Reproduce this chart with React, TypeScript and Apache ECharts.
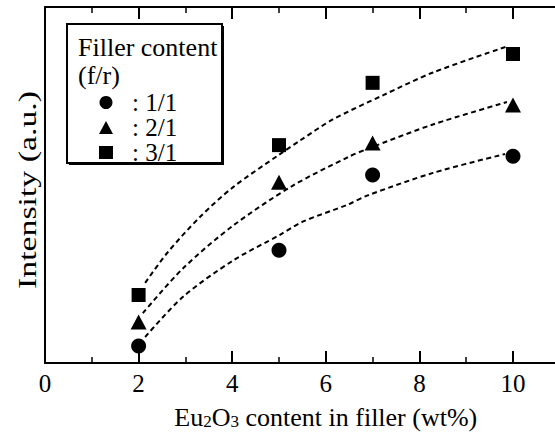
import React, { useEffect, useRef } from "react";
import * as echarts from "echarts";

const FONT = "Liberation Serif";

// Eu2O3 content in the filler (wt%) at which intensity was measured
const wtPercent = [2, 5, 7, 10];

// Measured intensity (a.u.) for each filler/resin ratio
const intensity11 = [4.8, 31.7, 52.8, 58.1];
const intensity21 = [11.5, 50.8, 61.8, 72.5];
const intensity31 = [19.1, 61.2, 78.7, 86.8];

// Dashed trend curves traced through each series
const trend11X = [2.14, 2.95, 4.02, 5.02, 5.49, 6.47, 6.88, 8.29, 9.83];
const trend11Y = [7.3, 18.6, 28.8, 36.0, 39.6, 44.5, 47.0, 53.4, 58.7];
const trend21X = [2.09, 2.95, 4.02, 5.28, 6.47, 6.88, 8.29, 9.87];
const trend21Y = [14.0, 26.6, 38.6, 49.7, 57.8, 60.1, 67.0, 73.3];
const trend31X = [2.14, 2.61, 3.31, 4.02, 5.0, 5.45, 6.15, 7.22, 8.29, 9.89];
const trend31Y = [22.5, 30.9, 41.0, 49.4, 58.5, 62.5, 68.4, 75.2, 81.6, 89.0];

const ratioNames = ["1/1", "2/1", "3/1"];

const zip = (xs: number[], ys: number[]) => xs.map((x, i) => [x, ys[i]]);

const tickAxisCommon = {
  type: "value" as const,
  min: 0,
  max: 12,
  interval: 2,
  splitLine: { show: false },
  axisLine: { show: true, onZero: false, lineStyle: { color: "#000", width: 2 } },
  axisTick: { show: true, inside: true, length: 12, lineStyle: { color: "#000", width: 2 } },
  minorTick: { show: true, splitNumber: 2, length: 6, lineStyle: { color: "#000", width: 1.5 } },
  minorSplitLine: { show: false },
};

export default function App() {
  const ref = useRef<HTMLDivElement>(null);

  useEffect(() => {
    if (!ref.current) return;
    const chart = echarts.init(ref.current, undefined, { renderer: "svg" });

    const dash = { color: "#000", width: 2, type: [5, 3.5] as number[] };
    const trend = (name: string, xs: number[], ys: number[]) => ({
      name: name + " trend",
      type: "line",
      data: zip(xs, ys),
      smooth: 0.3,
      showSymbol: false,
      symbol: "none",
      silent: true,
      lineStyle: dash,
      z: 1,
    });
    const marks = (name: string, ys: number[], symbol: string, size: number | number[]) => ({
      name,
      type: "scatter",
      data: zip(wtPercent, ys),
      symbol,
      symbolSize: size,
      itemStyle: { color: "#000", opacity: 1 },
      z: 3,
    });

    const plainText = (text: string, x: number, y: number) => ({
      type: "text",
      z: 7,
      x,
      y,
      style: {
        text,
        fill: "#000",
        fontSize: 26,
        fontFamily: FONT,
        align: "left",
        verticalAlign: "middle",
        textAlign: "left",
        textVerticalAlign: "middle",
      },
    });

    chart.setOption({
      animation: false,
      backgroundColor: "#fff",
      // 12 units wide so that 0..10 spans 468 px; the part past 11 runs off the page
      grid: { left: 45, top: 7, width: 561.6, height: 356, containLabel: false, outerBoundsMode: "none" },
      xAxis: [
        {
          ...tickAxisCommon,
          position: "bottom",
          axisLabel: {
            margin: 8,
            fontSize: 25,
            fontFamily: FONT,
            color: "#000",
            formatter: (v: number) => (v <= 10 ? String(v) : ""),
          },
          name: "Eu{s|2}O{s|3} content in filler (wt%)",
          nameLocation: "middle",
          nameGap: 41,
          nameTextStyle: {
            fontSize: 26,
            fontFamily: FONT,
            color: "#000",
            lineHeight: 26,
            rich: {
              s: { fontSize: 17, fontFamily: FONT, color: "#000", lineHeight: 10, verticalAlign: "bottom" },
            },
          },
        },
        {
          ...tickAxisCommon,
          position: "top",
          axisLabel: { show: false },
        },
      ],
      yAxis: {
        type: "value",
        min: 0,
        max: 100,
        axisLine: { show: true, onZero: false, lineStyle: { color: "#000", width: 2 } },
        axisTick: { show: false },
        axisLabel: { show: false },
        splitLine: { show: false },
      },
      legend: {
        show: true,
        orient: "vertical",
        left: 94,
        top: 85,
        z: 6,
        itemWidth: 14,
        itemHeight: 13,
        itemGap: 0,
        selectedMode: false,
        data: ratioNames,
        formatter: (n: string) => `{t|: ${n}}`,
        textStyle: {
          color: "#000",
          fontFamily: FONT,
          fontSize: 25,
          rich: {
            t: { color: "#000", fontFamily: FONT, fontSize: 25, lineHeight: 24, padding: [0, 0, 0, 14] },
          },
        },
      },
      graphic: [
        { type: "rect", z: 3, shape: { x: 69, y: 26, width: 155, height: 139 }, style: { fill: "#000" } },
        {
          type: "rect",
          z: 4,
          shape: { x: 67, y: 24, width: 155, height: 139 },
          style: { fill: "#fff", stroke: "#000", lineWidth: 2 },
        },
        plainText("Filler content", 78, 47),
        plainText("(f/r)", 78, 75),
        {
          type: "text",
          z: 7,
          x: 27,
          y: 190,
          rotation: Math.PI / 2,
          scaleX: 1.3,
          style: {
            text: "Intensity (a.u.)",
            fill: "#000",
            fontSize: 26,
            fontFamily: FONT,
            align: "center",
            verticalAlign: "middle",
            textAlign: "center",
            textVerticalAlign: "middle",
          },
        },
      ],
      series: [
        trend(ratioNames[0], trend11X, trend11Y),
        trend(ratioNames[1], trend21X, trend21Y),
        trend(ratioNames[2], trend31X, trend31Y),
        marks(ratioNames[0], intensity11, "circle", 15),
        marks(ratioNames[1], intensity21, "triangle", [16, 15]),
        marks(ratioNames[2], intensity31, "rect", 14),
      ],
    });

    return () => chart.dispose();
  }, []);

  return (
    <div
      ref={ref}
      style={{ position: "fixed", left: 0, top: 0, width: 555, height: 434, background: "#fff" }}
    />
  );
}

===============

WHAT TO PRODUCE | Reproduce exactly the run of lines that opens the listing and closes with the line holding "const wtPercent = [2, 5, 7, 10];". Pictures are excluded.

RESPONSE TO THIS TASK |
Reproduce this chart with React, TypeScript and Apache ECharts.
import React, { useEffect, useRef } from "react";
import * as echarts from "echarts";

const FONT = "Liberation Serif";

// Eu2O3 content in the filler (wt%) at which intensity was measured
const wtPercent = [2, 5, 7, 10];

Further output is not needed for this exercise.